Dataset extract:
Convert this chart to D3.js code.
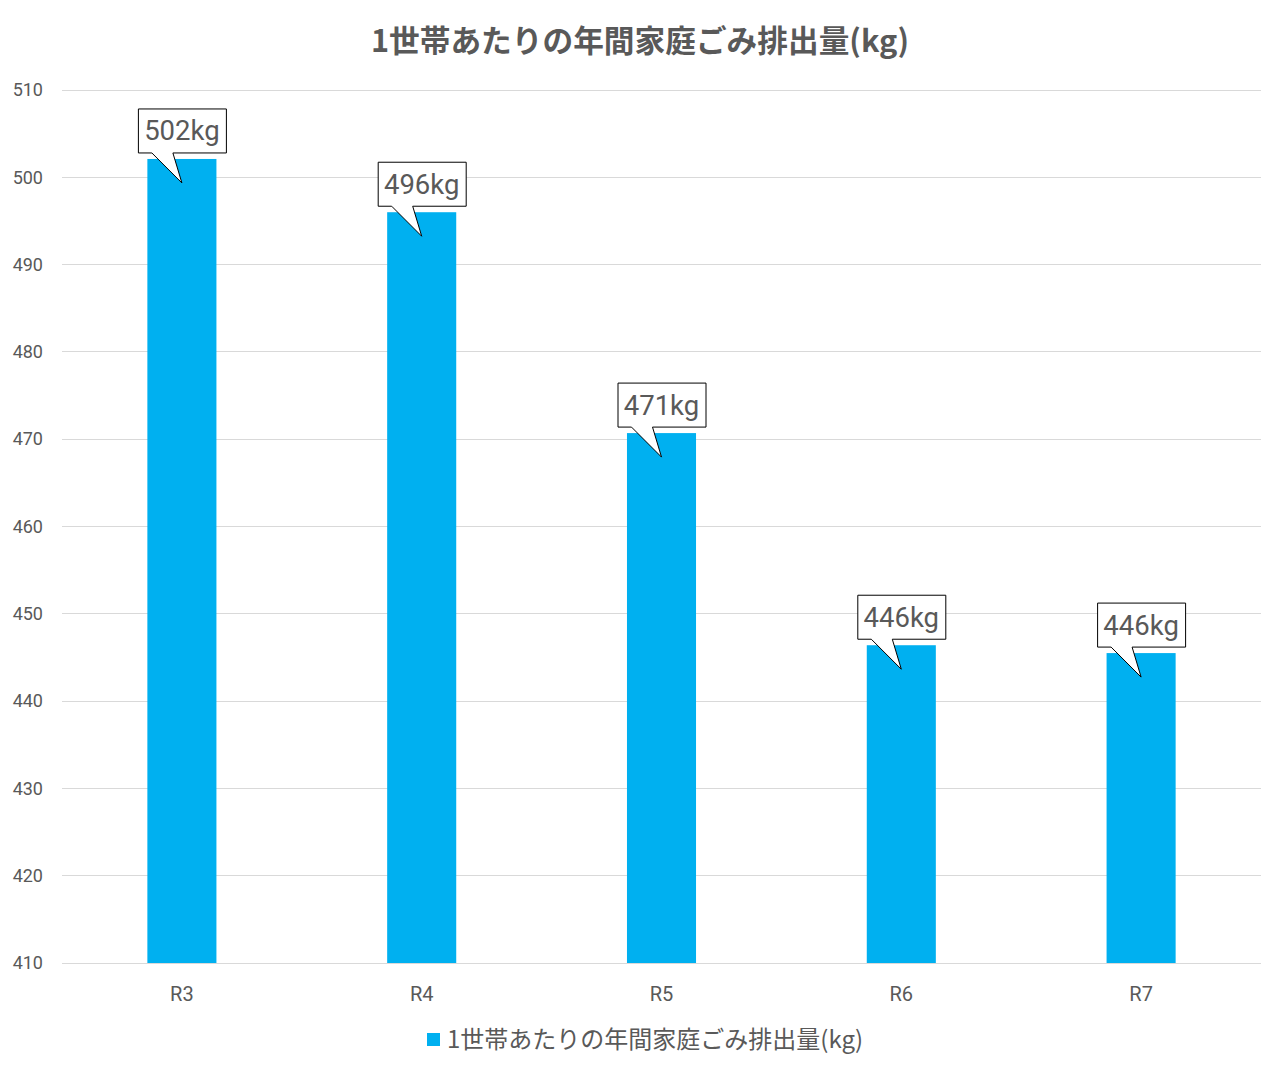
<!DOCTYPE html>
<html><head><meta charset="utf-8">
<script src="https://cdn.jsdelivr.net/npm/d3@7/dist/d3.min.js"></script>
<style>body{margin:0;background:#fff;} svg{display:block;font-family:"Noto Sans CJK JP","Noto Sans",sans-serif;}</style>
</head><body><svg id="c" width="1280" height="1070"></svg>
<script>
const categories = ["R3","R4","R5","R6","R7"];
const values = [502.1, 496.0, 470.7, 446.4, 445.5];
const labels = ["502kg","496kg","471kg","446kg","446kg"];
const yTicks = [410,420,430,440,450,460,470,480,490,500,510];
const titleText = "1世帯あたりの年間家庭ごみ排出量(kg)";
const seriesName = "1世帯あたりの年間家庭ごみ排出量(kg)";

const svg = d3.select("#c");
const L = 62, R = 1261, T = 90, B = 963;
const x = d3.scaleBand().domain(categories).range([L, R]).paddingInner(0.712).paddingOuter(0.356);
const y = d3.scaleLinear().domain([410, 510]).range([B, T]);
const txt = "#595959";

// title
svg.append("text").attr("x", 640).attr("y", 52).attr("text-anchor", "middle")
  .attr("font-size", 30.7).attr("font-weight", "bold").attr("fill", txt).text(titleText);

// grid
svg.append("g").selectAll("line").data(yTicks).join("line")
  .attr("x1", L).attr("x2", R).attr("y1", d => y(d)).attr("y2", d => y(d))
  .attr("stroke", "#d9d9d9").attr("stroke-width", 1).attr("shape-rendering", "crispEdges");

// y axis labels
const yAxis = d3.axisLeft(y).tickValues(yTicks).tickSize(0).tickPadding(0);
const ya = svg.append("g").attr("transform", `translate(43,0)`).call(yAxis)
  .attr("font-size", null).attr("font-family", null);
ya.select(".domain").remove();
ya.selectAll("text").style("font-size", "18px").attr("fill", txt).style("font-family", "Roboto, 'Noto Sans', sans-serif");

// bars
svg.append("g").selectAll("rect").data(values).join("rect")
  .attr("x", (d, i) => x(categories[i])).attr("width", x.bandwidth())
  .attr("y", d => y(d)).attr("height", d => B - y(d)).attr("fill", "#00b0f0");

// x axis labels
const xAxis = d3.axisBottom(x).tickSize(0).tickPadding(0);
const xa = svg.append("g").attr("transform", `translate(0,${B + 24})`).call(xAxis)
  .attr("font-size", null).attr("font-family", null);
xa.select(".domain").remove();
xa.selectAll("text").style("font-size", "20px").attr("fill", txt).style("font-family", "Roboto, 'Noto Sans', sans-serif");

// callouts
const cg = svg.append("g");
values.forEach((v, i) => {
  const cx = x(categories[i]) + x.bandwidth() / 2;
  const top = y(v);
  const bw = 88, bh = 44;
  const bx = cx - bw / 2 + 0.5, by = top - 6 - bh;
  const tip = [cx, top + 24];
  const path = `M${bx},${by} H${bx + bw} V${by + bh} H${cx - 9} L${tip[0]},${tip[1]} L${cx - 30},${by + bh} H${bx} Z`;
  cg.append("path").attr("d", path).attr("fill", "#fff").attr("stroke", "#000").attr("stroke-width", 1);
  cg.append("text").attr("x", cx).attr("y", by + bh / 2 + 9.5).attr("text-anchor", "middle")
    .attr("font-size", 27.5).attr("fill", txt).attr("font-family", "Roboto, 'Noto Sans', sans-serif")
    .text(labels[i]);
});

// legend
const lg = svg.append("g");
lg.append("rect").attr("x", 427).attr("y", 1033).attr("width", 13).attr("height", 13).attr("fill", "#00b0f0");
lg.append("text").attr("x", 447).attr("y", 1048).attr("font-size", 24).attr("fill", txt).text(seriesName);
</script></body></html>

Job: Repeat the listing in full and exactly. Do not include any images.

Complete answer:
Convert this chart to D3.js code.
<!DOCTYPE html>
<html><head><meta charset="utf-8">
<script src="https://cdn.jsdelivr.net/npm/d3@7/dist/d3.min.js"></script>
<style>body{margin:0;background:#fff;} svg{display:block;font-family:"Noto Sans CJK JP","Noto Sans",sans-serif;}</style>
</head><body><svg id="c" width="1280" height="1070"></svg>
<script>
const categories = ["R3","R4","R5","R6","R7"];
const values = [502.1, 496.0, 470.7, 446.4, 445.5];
const labels = ["502kg","496kg","471kg","446kg","446kg"];
const yTicks = [410,420,430,440,450,460,470,480,490,500,510];
const titleText = "1世帯あたりの年間家庭ごみ排出量(kg)";
const seriesName = "1世帯あたりの年間家庭ごみ排出量(kg)";

const svg = d3.select("#c");
const L = 62, R = 1261, T = 90, B = 963;
const x = d3.scaleBand().domain(categories).range([L, R]).paddingInner(0.712).paddingOuter(0.356);
const y = d3.scaleLinear().domain([410, 510]).range([B, T]);
const txt = "#595959";

// title
svg.append("text").attr("x", 640).attr("y", 52).attr("text-anchor", "middle")
  .attr("font-size", 30.7).attr("font-weight", "bold").attr("fill", txt).text(titleText);

// grid
svg.append("g").selectAll("line").data(yTicks).join("line")
  .attr("x1", L).attr("x2", R).attr("y1", d => y(d)).attr("y2", d => y(d))
  .attr("stroke", "#d9d9d9").attr("stroke-width", 1).attr("shape-rendering", "crispEdges");

// y axis labels
const yAxis = d3.axisLeft(y).tickValues(yTicks).tickSize(0).tickPadding(0);
const ya = svg.append("g").attr("transform", `translate(43,0)`).call(yAxis)
  .attr("font-size", null).attr("font-family", null);
ya.select(".domain").remove();
ya.selectAll("text").style("font-size", "18px").attr("fill", txt).style("font-family", "Roboto, 'Noto Sans', sans-serif");

// bars
svg.append("g").selectAll("rect").data(values).join("rect")
  .attr("x", (d, i) => x(categories[i])).attr("width", x.bandwidth())
  .attr("y", d => y(d)).attr("height", d => B - y(d)).attr("fill", "#00b0f0");

// x axis labels
const xAxis = d3.axisBottom(x).tickSize(0).tickPadding(0);
const xa = svg.append("g").attr("transform", `translate(0,${B + 24})`).call(xAxis)
  .attr("font-size", null).attr("font-family", null);
xa.select(".domain").remove();
xa.selectAll("text").style("font-size", "20px").attr("fill", txt).style("font-family", "Roboto, 'Noto Sans', sans-serif");

// callouts
const cg = svg.append("g");
values.forEach((v, i) => {
  const cx = x(categories[i]) + x.bandwidth() / 2;
  const top = y(v);
  const bw = 88, bh = 44;
  const bx = cx - bw / 2 + 0.5, by = top - 6 - bh;
  const tip = [cx, top + 24];
  const path = `M${bx},${by} H${bx + bw} V${by + bh} H${cx - 9} L${tip[0]},${tip[1]} L${cx - 30},${by + bh} H${bx} Z`;
  cg.append("path").attr("d", path).attr("fill", "#fff").attr("stroke", "#000").attr("stroke-width", 1);
  cg.append("text").attr("x", cx).attr("y", by + bh / 2 + 9.5).attr("text-anchor", "middle")
    .attr("font-size", 27.5).attr("fill", txt).attr("font-family", "Roboto, 'Noto Sans', sans-serif")
    .text(labels[i]);
});

// legend
const lg = svg.append("g");
lg.append("rect").attr("x", 427).attr("y", 1033).attr("width", 13).attr("height", 13).attr("fill", "#00b0f0");
lg.append("text").attr("x", 447).attr("y", 1048).attr("font-size", 24).attr("fill", txt).text(seriesName);
</script></body></html>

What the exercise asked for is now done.